In this question, we can see that a solution of sodium hydroxide is being reacted with a solution of magnesium chloride. Both of these compounds are very soluble in water. This reaction produces a sodium chloride solution and a white precipitate of magnesium hydroxide. We can tell magnesium hydroxide is a precipitate in this reaction by looking carefully at the state symbols in the balanced equation. Magnesium hydroxide is represented with an s for solid.
We’re told that five grams of magnesium hydroxide precipitate is being collected. The five grams has been measured after the precipitate has been washed with distilled water and dried to constant mass. We need to find the mass of sodium hydroxide in one of the original solutions that caused this mass of precipitate to be formed. We can relate the mass of magnesium hydroxide formed to the mass of sodium hydroxide reacting in this equation using the molar ratio or stoichiometry.
From the balanced equation, we can see that two moles of sodium hydroxide always forms one mole of magnesium hydroxide in this reaction. This will always happen when the sodium hydroxide reacts with excess magnesium chloride. This is the assumption we’re going to make here. Since we have the mass of magnesium hydroxide in grams, we can calculate how many moles this equates to. To find the moles of magnesium hydroxide, we’ll use the equation moles equals mass of substance in grams divided by the molar mass in grams per mole. To find the molar mass of magnesium hydroxide, we sum together the average molar masses of the constituent atoms in this substance.
According to the formula of magnesium hydroxide, it contains one magnesium atom, two oxygen atoms, and two hydrogen atoms per formula unit. By summing together the average molar masses for the atoms concerned in magnesium hydroxide, we find its molar mass is 58 grams per mole. The moles of magnesium hydroxide formed becomes five grams divided by 58 grams per mole. Using a calculator, the moles of magnesium hydroxide is therefore approximately 0.0862.

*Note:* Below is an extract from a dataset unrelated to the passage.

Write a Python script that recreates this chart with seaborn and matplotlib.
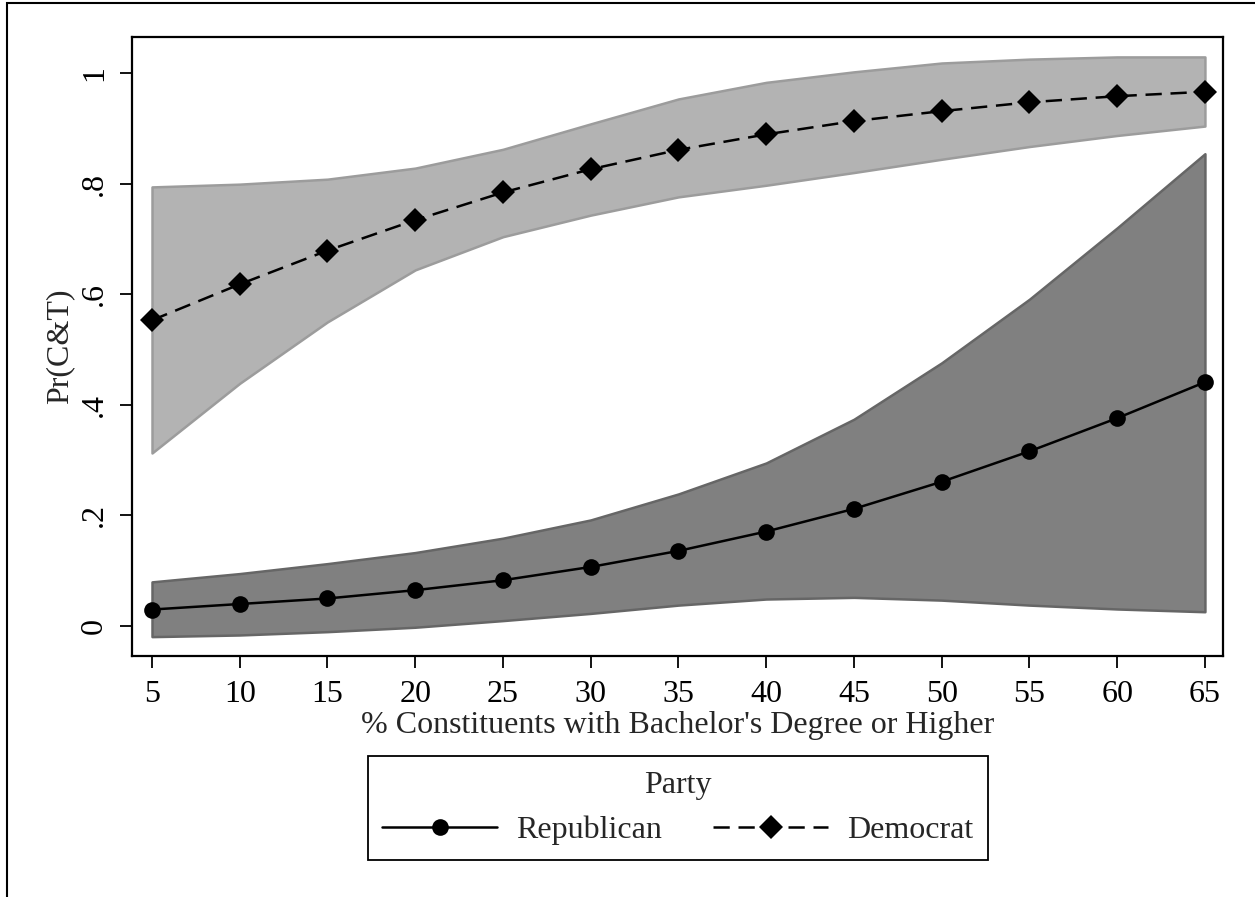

Now, we’re in a position to use the molar ratio to find the moles of sodium hydroxide that was involved in this reaction. The molar ratio for sodium hydroxide to magnesium hydroxide is two to one. For every one mole of magnesium hydroxide formed, there would’ve been two moles of sodium hydroxide reacting. We therefore need to double the moles of magnesium hydroxide to find the moles of sodium hydroxide to answer the question. The moles of sodium hydroxide reacting is therefore approximately 0.1724 moles.
We now need to convert the moles of sodium hydroxide into a mass of sodium hydroxide to answer this question. To do this, we’ll use the equation mass equals moles times molar mass. It’s the molar mass of sodium hydroxide that we need to find next. To find the molar mass of sodium hydroxide, we’ll sum together the average molar masses of its constituent atoms just as we did for magnesium hydroxide before. Per formula unit, sodium hydroxide contains one sodium atom, one oxygen atom, and one hydrogen atom. By summing together the average molar masses of the atoms concerned, we find that the molar mass of sodium hydroxide is 40 grams per mole. In the calculation, the mass of sodium hydroxide is approximately 0.1724 moles multiplied by 40 grams per mole. So the mass of sodium hydroxide is found to be approximately 6.8965 grams.
It’s very important that we comply with the question and give our answer to one decimal place. Presenting our answer to one decimal place, we get 6.9 grams as the mass of sodium hydroxide. 6.9 grams is the correct answer.